I became my father’s keeper learning as I went along, keeping my dad’s health in the forefront and an eye on his dignity. In the end, it all worked out. Did I know that at the time? No. But I just kept doing and learning then doing some more. Along the way I wrote down things that shocked me, helped me and hurt me plus all things from my heart, which helped me create this book and blog. I hope it will help you so you can prevail during this time of change, challenges and never ending love for another.

Grampa George, Kevin & Matt

My New Story

Once the shock of the situation sank into my brainwhere I could sit and think I can honestly say – There was nothing in my mind for me to think about. I drew an absolute blank on how to take care of my dad. There were no past experiences that I could tap into, there were no past skills that I could draw information from. There was no recall from lessons taken on aging. There were no family or friends who had been through this for me to ask endless questions. There were no books that I had read on parent-care. There was absolutely nothing. The fear factor of “Not Knowing” was at a level I couldn’t handle considering – I had absolutely no prior knowledge to recall. I was scared to death. As many people do I had a meltdown, complete with rapid breathing, crying, racing thoughts, huge anxiety, accompanied with a few screaming matches with no one. It was all there.

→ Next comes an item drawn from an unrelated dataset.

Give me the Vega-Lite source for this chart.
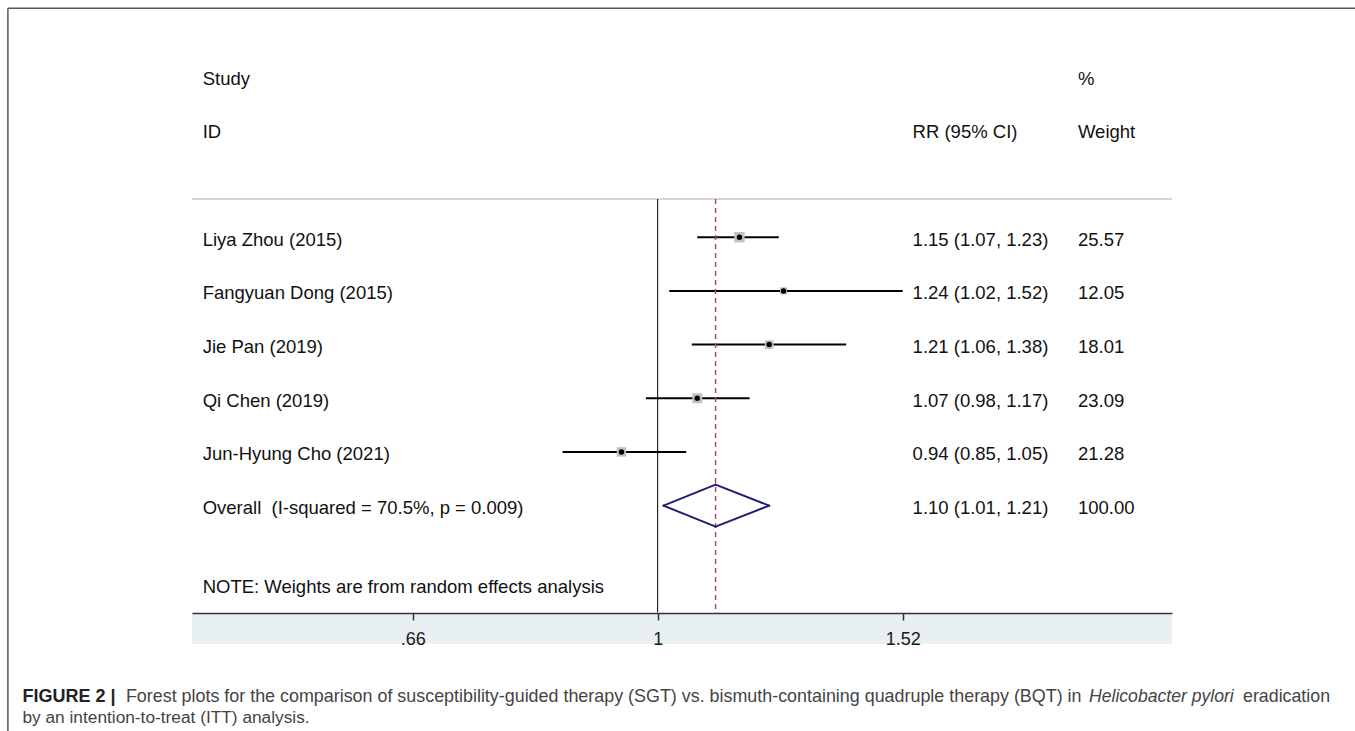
{
  "$schema": "https://vega.github.io/schema/vega-lite/v6.json",
  "width": 980,
  "height": 636,
  "autosize": {"type": "none"},
  "padding": {"left": 192, "top": 8, "right": 183, "bottom": 87},
  "background": "white",
  "config": {"view": {"stroke": null, "fill": "#e8f0f2"}, "text": {"font": "Liberation Sans", "fontSize": 18.5, "color": "#111111"}},
  "datasets": {
    "studies": [
      {"study": "Liya Zhou (2015)", "row": 1, "kind": "study", "rr": 1.15, "lo": 1.07, "hi": 1.23, "weight": 25.57, "ci": "1.15 (1.07, 1.23)"},
      {"study": "Fangyuan Dong (2015)", "row": 2, "kind": "study", "rr": 1.24, "lo": 1.02, "hi": 1.52, "weight": 12.05, "ci": "1.24 (1.02, 1.52)"},
      {"study": "Jie Pan (2019)", "row": 3, "kind": "study", "rr": 1.21, "lo": 1.06, "hi": 1.38, "weight": 18.01, "ci": "1.21 (1.06, 1.38)"},
      {"study": "Qi Chen (2019)", "row": 4, "kind": "study", "rr": 1.07, "lo": 0.98, "hi": 1.17, "weight": 23.09, "ci": "1.07 (0.98, 1.17)"},
      {"study": "Jun-Hyung Cho (2021)", "row": 5, "kind": "study", "rr": 0.94, "lo": 0.85, "hi": 1.05, "weight": 21.28, "ci": "0.94 (0.85, 1.05)"},
      {"study": "Overall\u00a0\u00a0(I-squared = 70.5%, p = 0.009)", "row": 6, "kind": "overall", "rr": 1.104, "lo": 1.01, "hi": 1.21, "weight": 100.00, "ci": "1.10 (1.01, 1.21)"}
    ]
  },
  "data": {"name": "studies"},
  "layer": [
    {
      "data": {"values": [{}]},
      "mark": {"type": "rect", "color": "#ffffff"},
      "encoding": {
        "y": {"datum": -3.3, "type": "quantitative", "scale": {"domain": [-3.27, 8.578], "reverse": true, "nice": false, "zero": false}, "axis": null},
        "y2": {"datum": 7.986}
      }
    },
    {
      "transform": [{"filter": "datum.kind == 'study'"}],
      "mark": {"type": "rule", "color": "#000000", "strokeWidth": 2},
      "encoding": {
        "x": {"field": "lo", "type": "quantitative",
          "scale": {"type": "log", "domain": [0.4512, 2.4085], "nice": false},
          "axis": {"title": null, "orient": "bottom", "offset": -31, "values": [0.6579, 1, 1.52], "format": ".2~f", "labelExpr": "replace(datum.label, '0.', '.')",
            "grid": false, "domainColor": "#333333", "domainWidth": 1.5, "tickColor": "#333333", "tickWidth": 1.5, "tickSize": 7,
            "labelFont": "Liberation Sans", "labelFontSize": 18, "labelColor": "#1a1a1a", "labelPadding": 10, "labelFlush": false}},
        "x2": {"field": "hi"},
        "y": {"field": "row", "type": "quantitative", "axis": null}
      }
    },
    {
      "data": {"values": [{}]},
      "mark": {"type": "rule", "color": "#c8c8c8", "strokeWidth": 1.5},
      "encoding": {"y": {"datum": 0.288, "type": "quantitative", "axis": null}}
    },
    {
      "data": {"values": [{}]},
      "mark": {"type": "rule", "color": "#000000", "strokeWidth": 1},
      "encoding": {
        "x": {"datum": 1, "type": "quantitative"},
        "y": {"datum": 0.288, "type": "quantitative", "axis": null},
        "y2": {"datum": 7.99}
      }
    },
    {
      "transform": [{"filter": "datum.kind == 'overall'"}],
      "mark": {"type": "rule", "color": "#b04a5c", "strokeWidth": 1.5, "strokeDash": [5, 4]},
      "encoding": {
        "x": {"field": "rr", "type": "quantitative"},
        "y": {"datum": 0.288, "type": "quantitative", "axis": null},
        "y2": {"datum": 7.99}
      }
    },
    {
      "transform": [{"filter": "datum.kind == 'study'"}],
      "mark": {"type": "point", "shape": "square", "filled": true, "color": "#c0c0c0", "opacity": 1},
      "encoding": {
        "x": {"field": "rr", "type": "quantitative"},
        "y": {"field": "row", "type": "quantitative", "axis": null},
        "size": {"field": "weight", "type": "quantitative", "scale": {"domain": [0, 100], "range": [0, 420]}, "legend": null}
      }
    },
    {
      "transform": [{"filter": "datum.kind == 'study'"}],
      "mark": {"type": "point", "shape": "circle", "filled": true, "color": "#000000", "size": 30, "opacity": 1},
      "encoding": {
        "x": {"field": "rr", "type": "quantitative"},
        "y": {"field": "row", "type": "quantitative", "axis": null}
      }
    },
    {
      "transform": [{"filter": "datum.kind == 'overall'"}],
      "mark": {"type": "rule", "color": "#1f1f7a", "strokeWidth": 2, "strokeCap": "round", "y2Offset": -21},
      "encoding": {
        "x": {"field": "lo", "type": "quantitative"}, "x2": {"field": "rr"},
        "y": {"field": "row", "type": "quantitative", "axis": null}, "y2": {"field": "row"}
      }
    },
    {
      "transform": [{"filter": "datum.kind == 'overall'"}],
      "mark": {"type": "rule", "color": "#1f1f7a", "strokeWidth": 2, "strokeCap": "round", "y2Offset": 21},
      "encoding": {
        "x": {"field": "lo", "type": "quantitative"}, "x2": {"field": "rr"},
        "y": {"field": "row", "type": "quantitative", "axis": null}, "y2": {"field": "row"}
      }
    },
    {
      "transform": [{"filter": "datum.kind == 'overall'"}],
      "mark": {"type": "rule", "color": "#1f1f7a", "strokeWidth": 2, "strokeCap": "round", "yOffset": -21},
      "encoding": {
        "x": {"field": "rr", "type": "quantitative"}, "x2": {"field": "hi"},
        "y": {"field": "row", "type": "quantitative", "axis": null}, "y2": {"field": "row"}
      }
    },
    {
      "transform": [{"filter": "datum.kind == 'overall'"}],
      "mark": {"type": "rule", "color": "#1f1f7a", "strokeWidth": 2, "strokeCap": "round", "yOffset": 21},
      "encoding": {
        "x": {"field": "rr", "type": "quantitative"}, "x2": {"field": "hi"},
        "y": {"field": "row", "type": "quantitative", "axis": null}, "y2": {"field": "row"}
      }
    },
    {
      "mark": {"type": "text", "align": "left", "baseline": "middle", "dy": 2.5},
      "encoding": {
        "x": {"datum": 0.4595, "type": "quantitative"},
        "y": {"field": "row", "type": "quantitative", "axis": null},
        "text": {"field": "study"}
      }
    },
    {
      "mark": {"type": "text", "align": "left", "baseline": "middle", "dy": 2.5},
      "encoding": {
        "x": {"datum": 1.546, "type": "quantitative"},
        "y": {"field": "row", "type": "quantitative", "axis": null},
        "text": {"field": "ci"}
      }
    },
    {
      "mark": {"type": "text", "align": "left", "baseline": "middle", "dy": 2.5},
      "encoding": {
        "x": {"datum": 2.051, "type": "quantitative"},
        "y": {"field": "row", "type": "quantitative", "axis": null},
        "text": {"field": "weight", "format": ".2f"}
      }
    },
    {
      "data": {"values": [{}]},
      "mark": {"type": "text", "align": "left", "baseline": "middle", "dy": 2.5},
      "encoding": {"x": {"datum": 0.4595, "type": "quantitative"}, "y": {"datum": -2, "type": "quantitative", "axis": null}, "text": {"value": "Study"}}
    },
    {
      "data": {"values": [{}]},
      "mark": {"type": "text", "align": "left", "baseline": "middle", "dy": 2.5},
      "encoding": {"x": {"datum": 0.4595, "type": "quantitative"}, "y": {"datum": -1, "type": "quantitative", "axis": null}, "text": {"value": "ID"}}
    },
    {
      "data": {"values": [{}]},
      "mark": {"type": "text", "align": "left", "baseline": "middle", "dy": 2.5},
      "encoding": {"x": {"datum": 1.546, "type": "quantitative"}, "y": {"datum": -1, "type": "quantitative", "axis": null}, "text": {"value": "RR (95% CI)"}}
    },
    {
      "data": {"values": [{}]},
      "mark": {"type": "text", "align": "left", "baseline": "middle", "dy": 2.5},
      "encoding": {"x": {"datum": 2.051, "type": "quantitative"}, "y": {"datum": -2, "type": "quantitative", "axis": null}, "text": {"value": "%"}}
    },
    {
      "data": {"values": [{}]},
      "mark": {"type": "text", "align": "left", "baseline": "middle", "dy": 2.5},
      "encoding": {"x": {"datum": 2.051, "type": "quantitative"}, "y": {"datum": -1, "type": "quantitative", "axis": null}, "text": {"value": "Weight"}}
    },
    {
      "data": {"values": [{}]},
      "mark": {"type": "text", "align": "left", "baseline": "middle", "dy": 2.5},
      "encoding": {"x": {"datum": 0.4595, "type": "quantitative"}, "y": {"datum": 7.47, "type": "quantitative", "axis": null}, "text": {"value": "NOTE: Weights are from random effects analysis"}}
    },
    {
      "data": {"values": [{}]},
      "mark": {"type": "rule", "color": "#555555", "strokeWidth": 1.5},
      "encoding": {"x": {"datum": 0.3294, "type": "quantitative"}, "y": {"datum": -3.264, "type": "quantitative", "axis": null}, "y2": {"datum": 12}}
    },
    {
      "data": {"values": [{}]},
      "mark": {"type": "rule", "color": "#555555", "strokeWidth": 1.5},
      "encoding": {"x": {"datum": 0.3294, "type": "quantitative"}, "x2": {"datum": 10}, "y": {"datum": -3.264, "type": "quantitative", "axis": null}}
    },
    {
      "data": {"values": [{}]},
      "mark": {"type": "text", "align": "left", "baseline": "alphabetic", "fontSize": 18, "fontWeight": "bold", "color": "#222222"},
      "encoding": {"x": {"datum": 0.3377, "type": "quantitative"}, "y": {"datum": 9.653, "type": "quantitative", "axis": null}, "text": {"value": "FIGURE 2 |"}}
    },
    {
      "data": {"values": [{}]},
      "mark": {"type": "text", "align": "left", "baseline": "alphabetic", "fontSize": 17.9, "color": "#444444"},
      "encoding": {"x": {"datum": 0.403, "type": "quantitative"}, "y": {"datum": 9.653, "type": "quantitative", "axis": null}, "text": {"value": "Forest plots for the comparison of susceptibility-guided therapy (SGT) vs. bismuth-containing quadruple therapy (BQT) in"}}
    },
    {
      "data": {"values": [{}]},
      "mark": {"type": "text", "align": "left", "baseline": "alphabetic", "fontSize": 17.6, "fontStyle": "italic", "color": "#444444"},
      "encoding": {"x": {"datum": 2.09, "type": "quantitative"}, "y": {"datum": 9.653, "type": "quantitative", "axis": null}, "text": {"value": "Helicobacter pylori"}}
    },
    {
      "data": {"values": [{}]},
      "mark": {"type": "text", "align": "left", "baseline": "alphabetic", "fontSize": 17.8, "color": "#444444"},
      "encoding": {"x": {"datum": 2.7194, "type": "quantitative"}, "y": {"datum": 9.653, "type": "quantitative", "axis": null}, "text": {"value": "eradication"}}
    },
    {
      "data": {"values": [{}]},
      "mark": {"type": "text", "align": "left", "baseline": "alphabetic", "fontSize": 17.3, "color": "#444444"},
      "encoding": {"x": {"datum": 0.3377, "type": "quantitative"}, "y": {"datum": 10.055, "type": "quantitative", "axis": null}, "text": {"value": "by an intention-to-treat (ITT) analysis."}}
    }
  ]
}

What was next? I had no clue. What I did was move forward. That was my only choice. Moving forward.  That’s all I could do and This is what I figured out:  Where there is an empty blank space with no knowledge, there is an opportunity to fill that space with new knowledge, which I did. I started from a place of not knowing a thing and I learned as I went along. I learned how to handle anything that came up. I learned to trust myself when it came to taking care of my dad, and I also learned how to accept my ever changing dad who simply got old, and was in need of my help. I also remembered to shower him with love through all of his changes, because I knew this was his last chapter.